▶ [Task]
Which lines include the word "this"? Copy each of them.

▶ [Records provided]
******************************
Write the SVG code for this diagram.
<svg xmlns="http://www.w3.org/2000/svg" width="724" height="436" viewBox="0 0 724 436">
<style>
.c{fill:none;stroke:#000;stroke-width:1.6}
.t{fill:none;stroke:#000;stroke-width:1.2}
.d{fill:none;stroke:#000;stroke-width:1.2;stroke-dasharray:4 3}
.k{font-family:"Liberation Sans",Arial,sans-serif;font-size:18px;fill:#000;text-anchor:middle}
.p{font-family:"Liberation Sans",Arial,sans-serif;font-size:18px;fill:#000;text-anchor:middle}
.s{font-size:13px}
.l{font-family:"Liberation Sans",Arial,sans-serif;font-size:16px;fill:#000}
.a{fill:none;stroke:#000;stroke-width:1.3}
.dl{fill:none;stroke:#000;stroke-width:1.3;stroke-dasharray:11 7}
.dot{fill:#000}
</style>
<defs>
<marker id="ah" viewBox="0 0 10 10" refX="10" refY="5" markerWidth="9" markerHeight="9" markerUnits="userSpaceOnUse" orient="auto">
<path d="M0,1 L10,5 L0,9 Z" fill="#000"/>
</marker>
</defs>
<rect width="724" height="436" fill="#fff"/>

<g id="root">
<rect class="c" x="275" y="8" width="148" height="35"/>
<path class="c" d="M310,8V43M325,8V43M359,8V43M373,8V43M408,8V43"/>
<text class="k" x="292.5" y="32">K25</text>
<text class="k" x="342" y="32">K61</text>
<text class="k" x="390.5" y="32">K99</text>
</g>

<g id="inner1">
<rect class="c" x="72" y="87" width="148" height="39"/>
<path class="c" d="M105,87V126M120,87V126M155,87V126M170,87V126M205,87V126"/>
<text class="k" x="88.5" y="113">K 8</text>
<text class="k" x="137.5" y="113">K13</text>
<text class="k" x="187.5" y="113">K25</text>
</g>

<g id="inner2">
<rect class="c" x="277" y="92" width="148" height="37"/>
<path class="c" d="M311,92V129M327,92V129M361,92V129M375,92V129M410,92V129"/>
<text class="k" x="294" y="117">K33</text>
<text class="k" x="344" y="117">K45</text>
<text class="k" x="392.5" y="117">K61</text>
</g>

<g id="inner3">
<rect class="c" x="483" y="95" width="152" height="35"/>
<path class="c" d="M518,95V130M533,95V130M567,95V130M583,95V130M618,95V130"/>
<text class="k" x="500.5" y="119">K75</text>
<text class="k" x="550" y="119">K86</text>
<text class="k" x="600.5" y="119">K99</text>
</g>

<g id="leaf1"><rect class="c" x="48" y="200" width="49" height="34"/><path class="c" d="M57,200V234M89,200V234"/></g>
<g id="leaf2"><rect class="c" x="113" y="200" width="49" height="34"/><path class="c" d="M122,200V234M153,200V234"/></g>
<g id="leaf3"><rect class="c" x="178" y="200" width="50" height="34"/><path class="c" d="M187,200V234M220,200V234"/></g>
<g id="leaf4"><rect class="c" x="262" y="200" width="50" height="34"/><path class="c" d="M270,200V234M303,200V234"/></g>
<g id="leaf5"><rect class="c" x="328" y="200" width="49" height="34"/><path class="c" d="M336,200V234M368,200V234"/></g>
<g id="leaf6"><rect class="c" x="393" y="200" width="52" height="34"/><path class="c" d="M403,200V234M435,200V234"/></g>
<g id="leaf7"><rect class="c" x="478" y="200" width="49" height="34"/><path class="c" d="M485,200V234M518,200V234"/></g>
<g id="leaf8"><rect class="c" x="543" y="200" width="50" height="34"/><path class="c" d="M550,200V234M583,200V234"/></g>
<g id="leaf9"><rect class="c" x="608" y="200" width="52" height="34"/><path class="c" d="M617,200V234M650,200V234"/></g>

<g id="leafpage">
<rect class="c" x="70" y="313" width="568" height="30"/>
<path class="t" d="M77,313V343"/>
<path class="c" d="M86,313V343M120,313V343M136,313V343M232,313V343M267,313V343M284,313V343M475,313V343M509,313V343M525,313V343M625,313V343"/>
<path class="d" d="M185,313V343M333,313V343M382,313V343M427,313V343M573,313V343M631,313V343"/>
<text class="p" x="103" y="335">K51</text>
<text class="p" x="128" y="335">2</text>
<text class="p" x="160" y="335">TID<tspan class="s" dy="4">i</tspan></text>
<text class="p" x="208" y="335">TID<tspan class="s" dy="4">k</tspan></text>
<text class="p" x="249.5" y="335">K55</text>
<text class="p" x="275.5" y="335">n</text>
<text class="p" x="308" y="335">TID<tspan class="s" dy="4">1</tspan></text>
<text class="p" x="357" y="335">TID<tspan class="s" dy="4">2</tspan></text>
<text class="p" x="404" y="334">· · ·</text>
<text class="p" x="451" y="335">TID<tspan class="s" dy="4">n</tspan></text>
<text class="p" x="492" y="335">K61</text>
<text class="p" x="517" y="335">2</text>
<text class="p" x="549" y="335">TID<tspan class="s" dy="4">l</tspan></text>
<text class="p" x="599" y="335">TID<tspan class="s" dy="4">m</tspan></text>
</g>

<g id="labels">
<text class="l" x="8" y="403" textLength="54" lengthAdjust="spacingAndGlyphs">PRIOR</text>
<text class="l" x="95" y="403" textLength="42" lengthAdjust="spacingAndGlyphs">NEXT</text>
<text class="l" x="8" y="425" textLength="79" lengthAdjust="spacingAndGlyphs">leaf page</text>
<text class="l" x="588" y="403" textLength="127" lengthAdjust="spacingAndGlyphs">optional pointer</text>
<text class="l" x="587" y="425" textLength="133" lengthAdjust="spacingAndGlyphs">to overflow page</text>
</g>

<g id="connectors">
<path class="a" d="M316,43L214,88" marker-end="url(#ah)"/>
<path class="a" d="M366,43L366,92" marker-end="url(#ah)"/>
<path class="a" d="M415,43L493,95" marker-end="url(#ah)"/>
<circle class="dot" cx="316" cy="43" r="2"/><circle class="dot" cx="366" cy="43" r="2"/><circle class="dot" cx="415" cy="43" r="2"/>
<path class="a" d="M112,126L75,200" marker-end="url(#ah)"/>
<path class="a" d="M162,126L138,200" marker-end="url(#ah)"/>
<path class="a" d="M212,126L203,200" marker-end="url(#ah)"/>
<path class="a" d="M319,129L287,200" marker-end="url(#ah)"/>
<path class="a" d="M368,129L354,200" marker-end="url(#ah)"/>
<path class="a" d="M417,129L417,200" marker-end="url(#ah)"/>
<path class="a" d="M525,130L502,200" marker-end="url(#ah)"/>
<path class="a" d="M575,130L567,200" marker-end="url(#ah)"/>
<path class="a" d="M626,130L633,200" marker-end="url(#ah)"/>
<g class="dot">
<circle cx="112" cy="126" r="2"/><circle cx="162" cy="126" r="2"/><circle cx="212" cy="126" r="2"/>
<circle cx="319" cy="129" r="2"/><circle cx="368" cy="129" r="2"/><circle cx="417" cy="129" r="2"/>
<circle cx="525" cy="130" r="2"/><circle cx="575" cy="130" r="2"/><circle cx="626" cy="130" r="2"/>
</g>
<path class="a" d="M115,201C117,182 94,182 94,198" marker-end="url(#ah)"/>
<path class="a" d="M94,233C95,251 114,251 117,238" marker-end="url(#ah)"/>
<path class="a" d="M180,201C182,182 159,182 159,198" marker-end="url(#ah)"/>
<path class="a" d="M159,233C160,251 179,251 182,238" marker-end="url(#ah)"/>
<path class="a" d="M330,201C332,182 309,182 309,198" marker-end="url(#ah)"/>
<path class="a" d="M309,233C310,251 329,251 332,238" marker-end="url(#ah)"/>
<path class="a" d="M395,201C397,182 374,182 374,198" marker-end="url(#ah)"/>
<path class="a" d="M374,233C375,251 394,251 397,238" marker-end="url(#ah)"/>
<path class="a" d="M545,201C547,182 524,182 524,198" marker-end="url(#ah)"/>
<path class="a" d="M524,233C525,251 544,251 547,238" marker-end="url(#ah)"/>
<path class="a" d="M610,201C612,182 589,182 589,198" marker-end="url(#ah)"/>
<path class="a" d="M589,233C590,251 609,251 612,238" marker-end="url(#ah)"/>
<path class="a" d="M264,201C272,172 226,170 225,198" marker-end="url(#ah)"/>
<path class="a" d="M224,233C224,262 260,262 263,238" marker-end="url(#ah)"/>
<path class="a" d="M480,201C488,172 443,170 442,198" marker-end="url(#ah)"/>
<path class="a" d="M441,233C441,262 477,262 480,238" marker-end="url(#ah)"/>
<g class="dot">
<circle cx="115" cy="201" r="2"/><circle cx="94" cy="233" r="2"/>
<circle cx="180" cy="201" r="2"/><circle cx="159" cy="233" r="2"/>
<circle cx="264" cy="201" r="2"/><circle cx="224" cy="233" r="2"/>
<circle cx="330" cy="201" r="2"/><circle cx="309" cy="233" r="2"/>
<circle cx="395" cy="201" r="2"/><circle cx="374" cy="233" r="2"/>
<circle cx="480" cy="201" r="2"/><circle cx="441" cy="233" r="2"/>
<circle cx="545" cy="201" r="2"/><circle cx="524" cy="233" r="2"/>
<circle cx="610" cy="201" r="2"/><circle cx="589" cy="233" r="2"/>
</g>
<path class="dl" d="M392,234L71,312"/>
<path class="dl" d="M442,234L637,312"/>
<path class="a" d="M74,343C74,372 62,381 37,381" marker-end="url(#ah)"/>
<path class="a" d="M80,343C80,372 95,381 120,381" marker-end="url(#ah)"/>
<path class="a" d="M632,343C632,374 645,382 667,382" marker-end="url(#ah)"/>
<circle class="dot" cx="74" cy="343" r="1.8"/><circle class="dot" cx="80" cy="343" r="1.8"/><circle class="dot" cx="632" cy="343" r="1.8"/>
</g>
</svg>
******************************
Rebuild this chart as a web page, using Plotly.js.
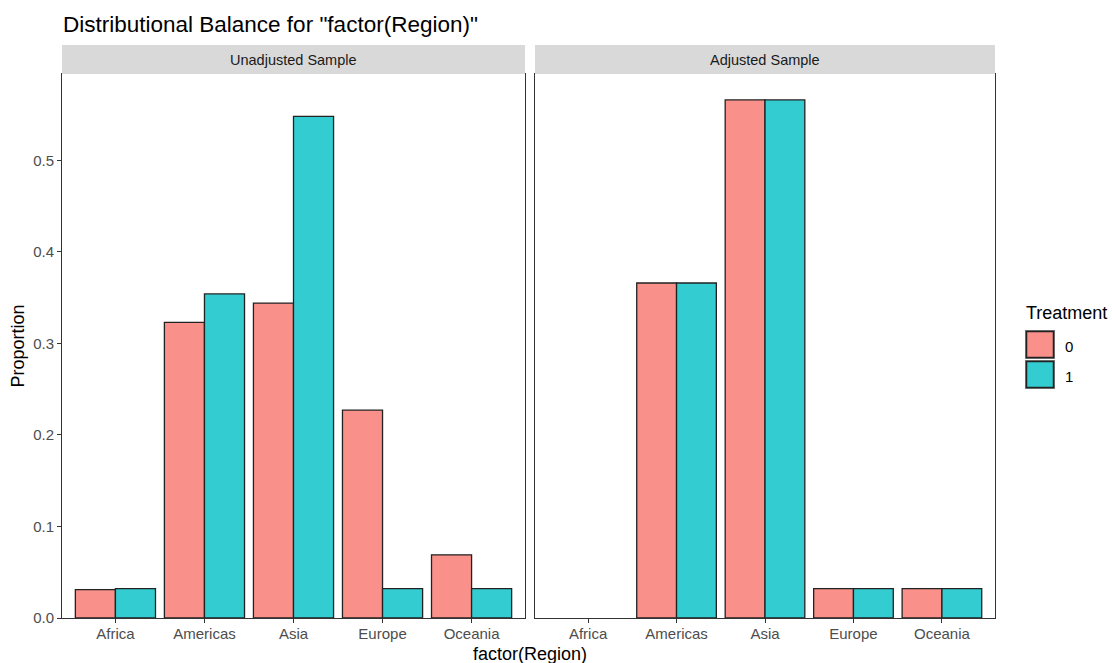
******************************
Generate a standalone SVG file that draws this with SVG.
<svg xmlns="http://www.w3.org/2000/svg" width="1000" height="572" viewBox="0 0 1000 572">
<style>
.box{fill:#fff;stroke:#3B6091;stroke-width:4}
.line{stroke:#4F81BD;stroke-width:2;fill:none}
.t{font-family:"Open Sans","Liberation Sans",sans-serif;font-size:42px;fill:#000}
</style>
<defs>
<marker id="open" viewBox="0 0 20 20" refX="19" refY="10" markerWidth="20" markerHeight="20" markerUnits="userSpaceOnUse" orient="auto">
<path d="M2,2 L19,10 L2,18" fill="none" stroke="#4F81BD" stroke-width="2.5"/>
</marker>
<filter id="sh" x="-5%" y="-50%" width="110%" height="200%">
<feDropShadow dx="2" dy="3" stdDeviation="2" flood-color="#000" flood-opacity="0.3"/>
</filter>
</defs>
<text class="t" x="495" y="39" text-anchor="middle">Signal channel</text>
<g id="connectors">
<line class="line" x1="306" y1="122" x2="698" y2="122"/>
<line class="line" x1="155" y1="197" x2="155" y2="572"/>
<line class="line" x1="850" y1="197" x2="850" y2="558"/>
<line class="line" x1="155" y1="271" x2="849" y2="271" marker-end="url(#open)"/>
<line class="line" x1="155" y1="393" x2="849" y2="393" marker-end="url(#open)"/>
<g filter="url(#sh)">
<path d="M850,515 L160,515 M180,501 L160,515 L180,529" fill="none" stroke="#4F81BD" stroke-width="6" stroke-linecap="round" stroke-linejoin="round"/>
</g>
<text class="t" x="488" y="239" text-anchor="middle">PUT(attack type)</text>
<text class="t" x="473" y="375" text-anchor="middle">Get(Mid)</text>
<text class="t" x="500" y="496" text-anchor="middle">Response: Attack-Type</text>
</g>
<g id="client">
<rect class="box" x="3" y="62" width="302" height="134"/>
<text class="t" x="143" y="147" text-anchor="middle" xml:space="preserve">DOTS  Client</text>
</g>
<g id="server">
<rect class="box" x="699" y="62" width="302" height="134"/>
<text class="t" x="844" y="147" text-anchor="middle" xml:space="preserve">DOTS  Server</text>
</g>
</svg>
******************************
▶ [Result of the task]
Write the SVG code for this diagram.
Rebuild this chart as a web page, using Plotly.js.
Generate a standalone SVG file that draws this with SVG.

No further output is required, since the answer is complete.